* _Stated exercise_: Begin with the line containing "Output the Python" and end with the line containing "283.0, 282.5, 282.0, 281.3]". Give those lines again exactly, leaving out the images.

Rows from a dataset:
******************************

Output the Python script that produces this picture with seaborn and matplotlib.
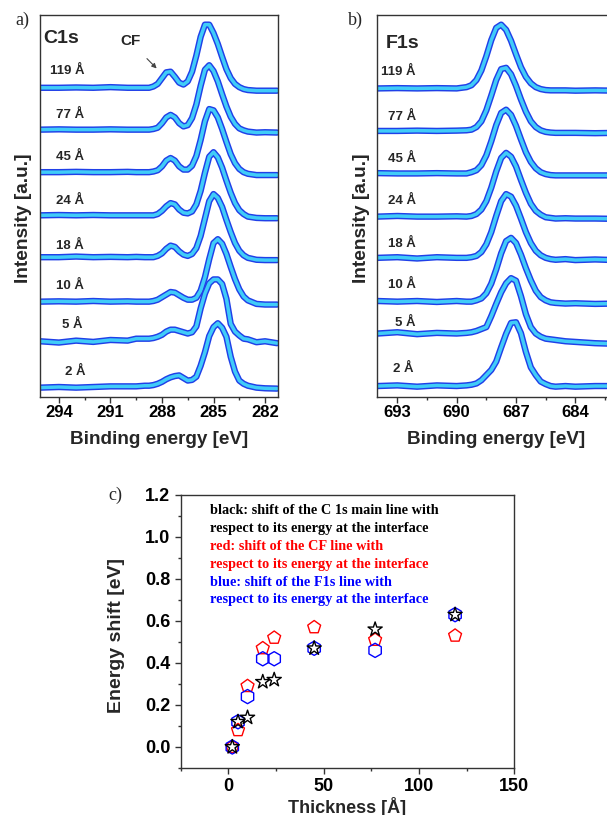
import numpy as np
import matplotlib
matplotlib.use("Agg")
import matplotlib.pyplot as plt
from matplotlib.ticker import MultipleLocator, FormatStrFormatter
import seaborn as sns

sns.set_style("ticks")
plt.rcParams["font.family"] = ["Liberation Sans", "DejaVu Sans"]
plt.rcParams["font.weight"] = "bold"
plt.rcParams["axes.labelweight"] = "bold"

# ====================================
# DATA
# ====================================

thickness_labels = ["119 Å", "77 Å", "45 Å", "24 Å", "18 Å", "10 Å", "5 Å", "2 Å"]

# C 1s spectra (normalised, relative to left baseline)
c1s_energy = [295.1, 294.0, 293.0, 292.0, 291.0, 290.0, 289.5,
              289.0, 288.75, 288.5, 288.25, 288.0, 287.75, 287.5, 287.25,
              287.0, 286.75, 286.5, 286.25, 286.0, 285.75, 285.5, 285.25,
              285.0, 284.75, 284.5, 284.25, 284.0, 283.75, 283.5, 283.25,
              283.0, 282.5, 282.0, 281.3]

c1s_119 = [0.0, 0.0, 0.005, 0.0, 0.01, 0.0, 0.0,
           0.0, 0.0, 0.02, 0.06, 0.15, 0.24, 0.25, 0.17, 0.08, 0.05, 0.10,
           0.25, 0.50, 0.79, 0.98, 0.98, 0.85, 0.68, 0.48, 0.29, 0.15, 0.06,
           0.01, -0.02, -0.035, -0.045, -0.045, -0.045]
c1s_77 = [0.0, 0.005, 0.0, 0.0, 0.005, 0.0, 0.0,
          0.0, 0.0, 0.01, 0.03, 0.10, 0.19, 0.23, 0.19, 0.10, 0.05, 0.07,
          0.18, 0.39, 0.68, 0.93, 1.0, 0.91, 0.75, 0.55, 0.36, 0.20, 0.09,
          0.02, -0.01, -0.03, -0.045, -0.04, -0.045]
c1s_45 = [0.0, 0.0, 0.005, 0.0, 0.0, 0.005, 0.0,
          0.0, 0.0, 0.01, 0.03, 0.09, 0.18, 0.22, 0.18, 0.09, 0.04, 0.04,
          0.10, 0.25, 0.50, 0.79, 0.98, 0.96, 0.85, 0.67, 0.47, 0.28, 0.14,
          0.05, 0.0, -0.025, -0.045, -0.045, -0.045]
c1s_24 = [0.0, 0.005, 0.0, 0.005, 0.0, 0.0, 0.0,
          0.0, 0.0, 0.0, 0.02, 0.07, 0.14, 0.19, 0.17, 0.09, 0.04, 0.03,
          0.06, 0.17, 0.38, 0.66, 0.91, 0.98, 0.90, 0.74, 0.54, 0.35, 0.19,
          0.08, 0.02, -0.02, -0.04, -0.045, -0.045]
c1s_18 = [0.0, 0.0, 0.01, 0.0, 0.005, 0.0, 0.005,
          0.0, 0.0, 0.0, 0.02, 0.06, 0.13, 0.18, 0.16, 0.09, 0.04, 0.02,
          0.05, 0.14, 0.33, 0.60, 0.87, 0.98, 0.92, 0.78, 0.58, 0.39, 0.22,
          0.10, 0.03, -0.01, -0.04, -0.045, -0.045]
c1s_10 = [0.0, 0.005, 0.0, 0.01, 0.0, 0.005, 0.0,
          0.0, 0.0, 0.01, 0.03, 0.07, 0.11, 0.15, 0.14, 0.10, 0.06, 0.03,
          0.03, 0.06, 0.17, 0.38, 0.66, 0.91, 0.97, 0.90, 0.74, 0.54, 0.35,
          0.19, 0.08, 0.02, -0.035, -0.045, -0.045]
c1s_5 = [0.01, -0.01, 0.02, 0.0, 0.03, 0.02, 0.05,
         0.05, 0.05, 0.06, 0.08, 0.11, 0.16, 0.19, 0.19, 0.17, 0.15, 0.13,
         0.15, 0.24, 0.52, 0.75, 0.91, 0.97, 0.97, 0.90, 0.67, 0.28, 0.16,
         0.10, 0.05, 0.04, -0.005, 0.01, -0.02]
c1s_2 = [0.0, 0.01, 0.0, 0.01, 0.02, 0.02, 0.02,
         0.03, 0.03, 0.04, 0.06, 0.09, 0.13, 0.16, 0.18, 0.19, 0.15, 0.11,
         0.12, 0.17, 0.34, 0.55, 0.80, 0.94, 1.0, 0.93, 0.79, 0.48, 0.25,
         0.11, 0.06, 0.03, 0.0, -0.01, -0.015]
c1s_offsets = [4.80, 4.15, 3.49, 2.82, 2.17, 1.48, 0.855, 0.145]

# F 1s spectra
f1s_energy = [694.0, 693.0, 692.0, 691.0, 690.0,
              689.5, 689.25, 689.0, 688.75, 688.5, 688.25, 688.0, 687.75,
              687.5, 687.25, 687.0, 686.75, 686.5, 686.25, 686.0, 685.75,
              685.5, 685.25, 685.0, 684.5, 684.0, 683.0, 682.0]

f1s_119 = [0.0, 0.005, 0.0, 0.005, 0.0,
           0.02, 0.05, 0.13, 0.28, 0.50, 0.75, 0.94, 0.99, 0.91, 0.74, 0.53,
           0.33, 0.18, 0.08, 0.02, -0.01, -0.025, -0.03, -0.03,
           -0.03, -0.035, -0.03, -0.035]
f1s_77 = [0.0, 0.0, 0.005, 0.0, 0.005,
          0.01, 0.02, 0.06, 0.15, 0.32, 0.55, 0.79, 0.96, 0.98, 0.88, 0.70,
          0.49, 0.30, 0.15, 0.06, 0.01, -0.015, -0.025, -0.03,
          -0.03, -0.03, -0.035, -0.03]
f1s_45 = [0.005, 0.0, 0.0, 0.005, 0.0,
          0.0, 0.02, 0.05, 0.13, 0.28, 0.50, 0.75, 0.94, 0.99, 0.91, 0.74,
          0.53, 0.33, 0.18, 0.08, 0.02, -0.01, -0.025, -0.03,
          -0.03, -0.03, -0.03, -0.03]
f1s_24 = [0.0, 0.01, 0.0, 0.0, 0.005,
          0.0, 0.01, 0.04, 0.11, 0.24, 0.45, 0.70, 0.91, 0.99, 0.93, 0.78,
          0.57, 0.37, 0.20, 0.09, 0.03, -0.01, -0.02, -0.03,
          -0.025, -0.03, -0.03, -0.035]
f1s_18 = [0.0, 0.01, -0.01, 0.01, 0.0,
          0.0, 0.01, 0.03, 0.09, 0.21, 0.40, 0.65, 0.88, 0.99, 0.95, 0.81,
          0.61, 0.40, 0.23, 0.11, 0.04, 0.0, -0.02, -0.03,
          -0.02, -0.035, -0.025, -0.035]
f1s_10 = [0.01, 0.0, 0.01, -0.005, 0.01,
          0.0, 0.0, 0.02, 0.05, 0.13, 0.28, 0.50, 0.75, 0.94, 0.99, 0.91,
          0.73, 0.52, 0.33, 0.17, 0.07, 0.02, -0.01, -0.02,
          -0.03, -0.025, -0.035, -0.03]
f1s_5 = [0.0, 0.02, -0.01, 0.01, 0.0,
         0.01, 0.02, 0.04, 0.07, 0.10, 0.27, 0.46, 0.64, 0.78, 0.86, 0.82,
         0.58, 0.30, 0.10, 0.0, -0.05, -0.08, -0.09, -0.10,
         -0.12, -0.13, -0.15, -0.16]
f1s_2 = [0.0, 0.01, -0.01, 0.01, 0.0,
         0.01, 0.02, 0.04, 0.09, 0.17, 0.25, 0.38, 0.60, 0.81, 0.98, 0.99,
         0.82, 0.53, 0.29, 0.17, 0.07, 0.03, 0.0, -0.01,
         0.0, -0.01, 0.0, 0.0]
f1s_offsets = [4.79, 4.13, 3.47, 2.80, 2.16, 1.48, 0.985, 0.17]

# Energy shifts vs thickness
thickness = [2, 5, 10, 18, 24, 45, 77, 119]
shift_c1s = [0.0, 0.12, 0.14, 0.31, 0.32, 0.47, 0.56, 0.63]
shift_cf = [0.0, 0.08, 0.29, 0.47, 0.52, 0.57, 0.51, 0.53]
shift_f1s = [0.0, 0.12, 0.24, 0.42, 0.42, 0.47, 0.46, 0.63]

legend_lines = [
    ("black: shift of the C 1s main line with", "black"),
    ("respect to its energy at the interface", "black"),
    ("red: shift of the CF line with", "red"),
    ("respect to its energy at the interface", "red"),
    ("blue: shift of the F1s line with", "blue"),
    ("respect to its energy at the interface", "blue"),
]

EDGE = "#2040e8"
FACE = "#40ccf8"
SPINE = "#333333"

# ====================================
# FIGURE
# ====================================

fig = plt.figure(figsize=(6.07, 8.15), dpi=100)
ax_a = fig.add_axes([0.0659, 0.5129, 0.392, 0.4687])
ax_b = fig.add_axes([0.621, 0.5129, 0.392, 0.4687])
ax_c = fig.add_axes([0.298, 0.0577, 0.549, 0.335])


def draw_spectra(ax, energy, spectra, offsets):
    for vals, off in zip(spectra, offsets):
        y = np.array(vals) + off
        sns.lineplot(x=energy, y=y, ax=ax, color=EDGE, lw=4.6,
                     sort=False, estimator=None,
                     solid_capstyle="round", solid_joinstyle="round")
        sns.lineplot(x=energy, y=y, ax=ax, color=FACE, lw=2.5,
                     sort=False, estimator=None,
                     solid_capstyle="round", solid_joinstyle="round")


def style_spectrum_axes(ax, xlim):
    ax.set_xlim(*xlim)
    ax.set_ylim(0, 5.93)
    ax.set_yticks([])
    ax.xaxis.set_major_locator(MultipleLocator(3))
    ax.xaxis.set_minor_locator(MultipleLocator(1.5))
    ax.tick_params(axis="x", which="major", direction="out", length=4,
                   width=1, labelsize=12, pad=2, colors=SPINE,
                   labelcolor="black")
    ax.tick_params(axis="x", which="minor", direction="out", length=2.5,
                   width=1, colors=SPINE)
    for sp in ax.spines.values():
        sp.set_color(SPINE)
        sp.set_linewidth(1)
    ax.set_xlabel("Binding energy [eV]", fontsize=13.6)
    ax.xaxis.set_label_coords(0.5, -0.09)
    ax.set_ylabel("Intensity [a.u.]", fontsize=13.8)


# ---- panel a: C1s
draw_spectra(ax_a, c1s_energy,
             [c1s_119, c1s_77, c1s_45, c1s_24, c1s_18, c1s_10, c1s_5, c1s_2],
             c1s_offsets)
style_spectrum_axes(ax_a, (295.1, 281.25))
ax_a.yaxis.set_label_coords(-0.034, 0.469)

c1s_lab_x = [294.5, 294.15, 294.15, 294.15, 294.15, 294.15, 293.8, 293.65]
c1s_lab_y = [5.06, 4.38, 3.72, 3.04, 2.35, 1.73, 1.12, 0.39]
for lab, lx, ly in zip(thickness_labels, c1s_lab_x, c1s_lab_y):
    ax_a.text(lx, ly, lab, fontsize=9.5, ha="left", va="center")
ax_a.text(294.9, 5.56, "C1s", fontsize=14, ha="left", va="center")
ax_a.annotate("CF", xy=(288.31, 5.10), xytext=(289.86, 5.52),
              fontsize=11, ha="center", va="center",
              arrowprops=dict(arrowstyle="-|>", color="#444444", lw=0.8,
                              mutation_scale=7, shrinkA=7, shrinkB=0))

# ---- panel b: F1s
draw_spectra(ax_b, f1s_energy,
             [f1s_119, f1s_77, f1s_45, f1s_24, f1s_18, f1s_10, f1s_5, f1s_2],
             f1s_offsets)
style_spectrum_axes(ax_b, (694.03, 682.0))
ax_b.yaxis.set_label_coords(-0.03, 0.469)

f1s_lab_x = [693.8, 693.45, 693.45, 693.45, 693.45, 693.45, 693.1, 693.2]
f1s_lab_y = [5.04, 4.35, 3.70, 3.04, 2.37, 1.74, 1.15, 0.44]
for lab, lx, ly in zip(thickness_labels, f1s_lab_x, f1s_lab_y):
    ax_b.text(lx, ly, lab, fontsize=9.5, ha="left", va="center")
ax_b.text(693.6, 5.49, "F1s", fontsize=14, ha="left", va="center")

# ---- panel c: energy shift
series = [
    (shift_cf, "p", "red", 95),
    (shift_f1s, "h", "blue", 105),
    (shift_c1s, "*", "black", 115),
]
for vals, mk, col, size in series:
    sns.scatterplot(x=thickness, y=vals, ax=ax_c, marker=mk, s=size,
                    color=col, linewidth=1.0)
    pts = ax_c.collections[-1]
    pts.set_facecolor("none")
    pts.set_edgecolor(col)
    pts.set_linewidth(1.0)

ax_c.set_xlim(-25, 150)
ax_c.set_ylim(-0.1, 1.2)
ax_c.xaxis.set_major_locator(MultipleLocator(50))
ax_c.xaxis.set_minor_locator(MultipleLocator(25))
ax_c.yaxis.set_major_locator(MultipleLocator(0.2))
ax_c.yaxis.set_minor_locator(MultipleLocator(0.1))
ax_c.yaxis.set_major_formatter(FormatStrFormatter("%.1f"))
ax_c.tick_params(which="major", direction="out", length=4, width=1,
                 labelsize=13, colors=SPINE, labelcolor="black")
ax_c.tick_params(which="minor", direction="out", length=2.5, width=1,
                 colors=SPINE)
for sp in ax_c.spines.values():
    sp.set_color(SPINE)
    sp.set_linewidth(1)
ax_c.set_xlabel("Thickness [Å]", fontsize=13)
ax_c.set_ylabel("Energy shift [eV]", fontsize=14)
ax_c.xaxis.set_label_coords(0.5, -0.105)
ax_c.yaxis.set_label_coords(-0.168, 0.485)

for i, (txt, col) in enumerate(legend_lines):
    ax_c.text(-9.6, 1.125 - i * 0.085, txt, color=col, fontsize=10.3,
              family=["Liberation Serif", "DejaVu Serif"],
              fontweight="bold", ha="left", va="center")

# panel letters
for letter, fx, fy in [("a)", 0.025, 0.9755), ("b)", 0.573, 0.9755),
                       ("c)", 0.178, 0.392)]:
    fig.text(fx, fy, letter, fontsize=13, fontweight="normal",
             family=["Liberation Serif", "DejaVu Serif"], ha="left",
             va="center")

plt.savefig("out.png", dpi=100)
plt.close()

******************************

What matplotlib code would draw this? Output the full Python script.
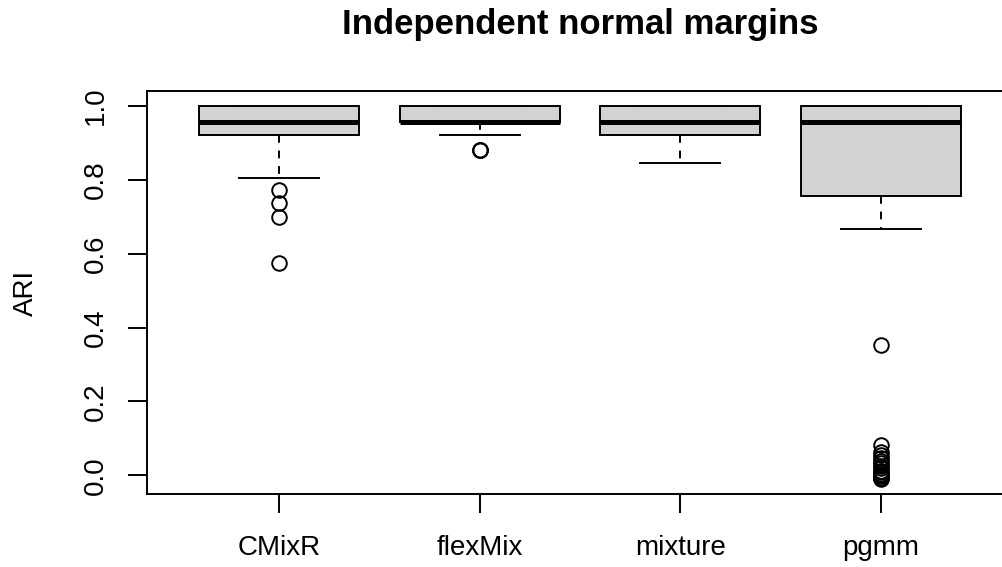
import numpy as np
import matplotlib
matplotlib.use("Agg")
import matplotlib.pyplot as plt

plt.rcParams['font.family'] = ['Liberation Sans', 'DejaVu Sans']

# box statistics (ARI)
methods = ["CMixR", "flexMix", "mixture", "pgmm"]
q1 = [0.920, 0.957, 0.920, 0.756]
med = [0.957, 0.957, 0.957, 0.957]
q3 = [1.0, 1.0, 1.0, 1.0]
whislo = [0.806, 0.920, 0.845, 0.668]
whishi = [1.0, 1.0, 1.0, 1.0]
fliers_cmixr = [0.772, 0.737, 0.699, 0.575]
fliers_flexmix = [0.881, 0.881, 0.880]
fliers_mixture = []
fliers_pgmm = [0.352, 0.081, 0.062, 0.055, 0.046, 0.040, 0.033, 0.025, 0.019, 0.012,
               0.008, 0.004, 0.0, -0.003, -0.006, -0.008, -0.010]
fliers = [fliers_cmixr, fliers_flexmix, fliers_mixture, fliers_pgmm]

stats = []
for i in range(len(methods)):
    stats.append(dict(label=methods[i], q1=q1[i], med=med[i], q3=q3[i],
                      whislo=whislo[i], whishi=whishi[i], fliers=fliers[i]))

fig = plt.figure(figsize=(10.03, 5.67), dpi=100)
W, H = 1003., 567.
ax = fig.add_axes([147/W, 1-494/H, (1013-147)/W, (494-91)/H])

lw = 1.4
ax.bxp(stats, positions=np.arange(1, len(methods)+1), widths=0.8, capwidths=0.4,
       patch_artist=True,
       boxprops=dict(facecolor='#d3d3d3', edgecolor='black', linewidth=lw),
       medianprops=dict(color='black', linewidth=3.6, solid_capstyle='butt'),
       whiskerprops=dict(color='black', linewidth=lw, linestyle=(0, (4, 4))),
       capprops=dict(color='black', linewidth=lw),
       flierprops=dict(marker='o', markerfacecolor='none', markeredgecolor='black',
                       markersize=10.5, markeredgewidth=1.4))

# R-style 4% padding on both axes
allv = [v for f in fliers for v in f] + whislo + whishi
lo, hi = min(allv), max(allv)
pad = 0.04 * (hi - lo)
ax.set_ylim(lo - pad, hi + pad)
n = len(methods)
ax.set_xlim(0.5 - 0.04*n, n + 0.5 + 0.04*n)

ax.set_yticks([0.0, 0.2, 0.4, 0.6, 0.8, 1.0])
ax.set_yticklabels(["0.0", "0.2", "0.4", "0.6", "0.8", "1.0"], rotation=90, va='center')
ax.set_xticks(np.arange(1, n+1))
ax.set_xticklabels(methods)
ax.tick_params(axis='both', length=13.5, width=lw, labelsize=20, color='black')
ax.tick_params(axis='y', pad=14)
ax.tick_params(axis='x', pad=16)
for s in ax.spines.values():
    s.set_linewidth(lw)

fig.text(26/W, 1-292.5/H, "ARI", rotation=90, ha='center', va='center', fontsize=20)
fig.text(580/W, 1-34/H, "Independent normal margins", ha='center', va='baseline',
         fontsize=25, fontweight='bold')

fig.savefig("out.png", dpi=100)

******************************

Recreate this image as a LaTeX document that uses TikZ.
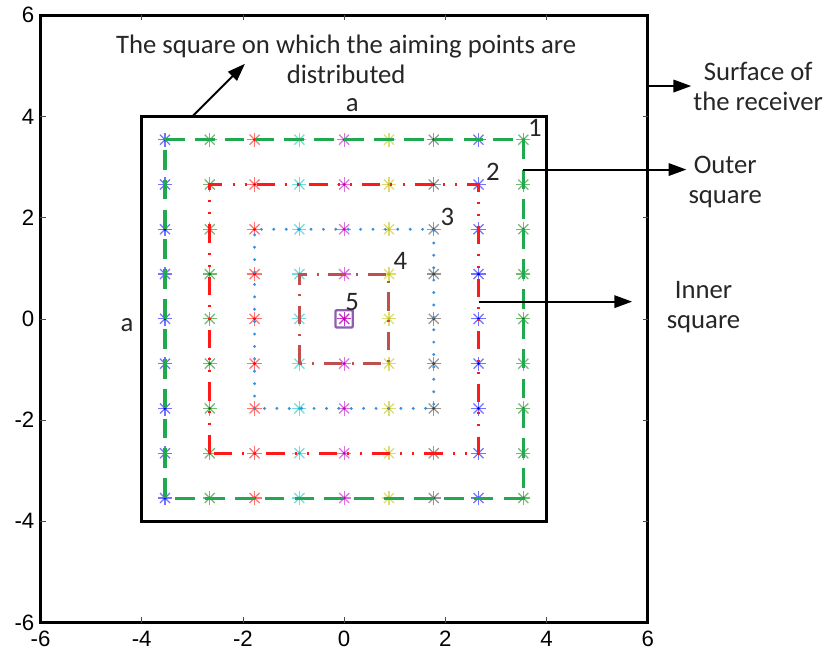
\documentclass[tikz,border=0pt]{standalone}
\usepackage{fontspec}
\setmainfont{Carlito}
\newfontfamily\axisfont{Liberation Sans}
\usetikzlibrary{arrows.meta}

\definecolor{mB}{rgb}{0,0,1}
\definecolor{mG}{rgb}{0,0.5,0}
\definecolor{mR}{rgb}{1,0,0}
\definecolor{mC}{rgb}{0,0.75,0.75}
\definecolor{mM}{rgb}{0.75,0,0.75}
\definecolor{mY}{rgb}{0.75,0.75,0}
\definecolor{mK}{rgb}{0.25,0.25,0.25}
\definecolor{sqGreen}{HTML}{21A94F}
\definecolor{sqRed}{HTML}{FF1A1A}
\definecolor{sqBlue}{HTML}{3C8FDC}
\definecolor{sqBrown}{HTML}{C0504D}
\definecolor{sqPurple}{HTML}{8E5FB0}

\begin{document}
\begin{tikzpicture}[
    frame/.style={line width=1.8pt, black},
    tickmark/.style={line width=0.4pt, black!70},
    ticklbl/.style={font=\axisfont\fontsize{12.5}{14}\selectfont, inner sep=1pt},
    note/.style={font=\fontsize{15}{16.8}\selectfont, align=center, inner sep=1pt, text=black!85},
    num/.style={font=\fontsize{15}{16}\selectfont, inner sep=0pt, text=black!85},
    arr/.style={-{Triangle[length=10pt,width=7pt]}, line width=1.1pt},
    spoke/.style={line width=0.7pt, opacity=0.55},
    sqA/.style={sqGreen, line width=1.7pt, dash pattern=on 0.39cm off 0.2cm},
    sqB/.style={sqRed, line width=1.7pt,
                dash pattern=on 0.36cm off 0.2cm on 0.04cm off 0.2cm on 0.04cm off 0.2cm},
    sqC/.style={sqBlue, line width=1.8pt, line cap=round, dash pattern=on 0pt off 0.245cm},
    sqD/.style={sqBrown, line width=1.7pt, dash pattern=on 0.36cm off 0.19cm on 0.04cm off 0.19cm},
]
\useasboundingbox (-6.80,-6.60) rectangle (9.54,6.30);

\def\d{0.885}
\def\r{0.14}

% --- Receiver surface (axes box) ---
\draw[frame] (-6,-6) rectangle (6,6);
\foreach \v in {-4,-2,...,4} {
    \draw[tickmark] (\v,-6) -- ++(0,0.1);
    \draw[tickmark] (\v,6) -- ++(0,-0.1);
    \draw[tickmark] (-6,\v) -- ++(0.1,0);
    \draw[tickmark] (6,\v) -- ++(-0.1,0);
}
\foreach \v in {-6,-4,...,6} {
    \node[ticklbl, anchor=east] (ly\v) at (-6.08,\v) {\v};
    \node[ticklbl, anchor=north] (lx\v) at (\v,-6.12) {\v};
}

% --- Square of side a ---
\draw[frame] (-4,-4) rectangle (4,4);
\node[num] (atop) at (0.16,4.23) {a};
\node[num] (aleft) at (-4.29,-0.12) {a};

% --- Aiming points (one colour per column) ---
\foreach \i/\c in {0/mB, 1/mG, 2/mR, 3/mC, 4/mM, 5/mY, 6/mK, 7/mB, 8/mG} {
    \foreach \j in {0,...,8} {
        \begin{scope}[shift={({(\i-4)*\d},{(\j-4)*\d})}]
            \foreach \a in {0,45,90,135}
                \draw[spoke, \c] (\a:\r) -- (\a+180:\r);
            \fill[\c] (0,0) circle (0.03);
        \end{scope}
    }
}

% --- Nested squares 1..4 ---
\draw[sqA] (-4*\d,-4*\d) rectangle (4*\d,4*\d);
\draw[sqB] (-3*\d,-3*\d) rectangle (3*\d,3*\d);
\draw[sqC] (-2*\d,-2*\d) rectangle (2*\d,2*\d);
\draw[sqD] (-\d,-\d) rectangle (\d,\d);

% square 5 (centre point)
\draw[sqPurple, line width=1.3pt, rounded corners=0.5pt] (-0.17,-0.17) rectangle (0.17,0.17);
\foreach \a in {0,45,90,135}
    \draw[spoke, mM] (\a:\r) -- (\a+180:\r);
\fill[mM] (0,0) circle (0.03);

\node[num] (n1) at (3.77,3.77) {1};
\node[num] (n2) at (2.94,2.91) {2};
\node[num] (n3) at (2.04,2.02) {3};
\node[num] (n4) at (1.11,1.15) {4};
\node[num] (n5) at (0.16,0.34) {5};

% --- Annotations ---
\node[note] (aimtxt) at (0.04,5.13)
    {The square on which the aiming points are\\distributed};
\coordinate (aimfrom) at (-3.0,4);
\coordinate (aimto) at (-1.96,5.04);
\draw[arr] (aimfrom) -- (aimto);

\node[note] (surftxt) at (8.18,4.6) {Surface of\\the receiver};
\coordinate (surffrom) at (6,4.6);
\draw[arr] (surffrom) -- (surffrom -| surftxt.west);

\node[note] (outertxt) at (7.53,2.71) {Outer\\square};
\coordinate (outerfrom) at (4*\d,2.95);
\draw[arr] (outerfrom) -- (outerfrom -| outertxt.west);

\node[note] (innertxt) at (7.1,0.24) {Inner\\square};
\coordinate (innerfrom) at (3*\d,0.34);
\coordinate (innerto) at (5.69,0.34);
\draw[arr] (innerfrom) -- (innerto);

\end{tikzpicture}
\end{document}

******************************

* _Reply to the task_:
Output the Python script that produces this picture with seaborn and matplotlib.
import numpy as np
import matplotlib
matplotlib.use("Agg")
import matplotlib.pyplot as plt
from matplotlib.ticker import MultipleLocator, FormatStrFormatter
import seaborn as sns

sns.set_style("ticks")
plt.rcParams["font.family"] = ["Liberation Sans", "DejaVu Sans"]
plt.rcParams["font.weight"] = "bold"
plt.rcParams["axes.labelweight"] = "bold"

# ====================================
# DATA
# ====================================

thickness_labels = ["119 Å", "77 Å", "45 Å", "24 Å", "18 Å", "10 Å", "5 Å", "2 Å"]

# C 1s spectra (normalised, relative to left baseline)
c1s_energy = [295.1, 294.0, 293.0, 292.0, 291.0, 290.0, 289.5,
              289.0, 288.75, 288.5, 288.25, 288.0, 287.75, 287.5, 287.25,
              287.0, 286.75, 286.5, 286.25, 286.0, 285.75, 285.5, 285.25,
              285.0, 284.75, 284.5, 284.25, 284.0, 283.75, 283.5, 283.25,
              283.0, 282.5, 282.0, 281.3]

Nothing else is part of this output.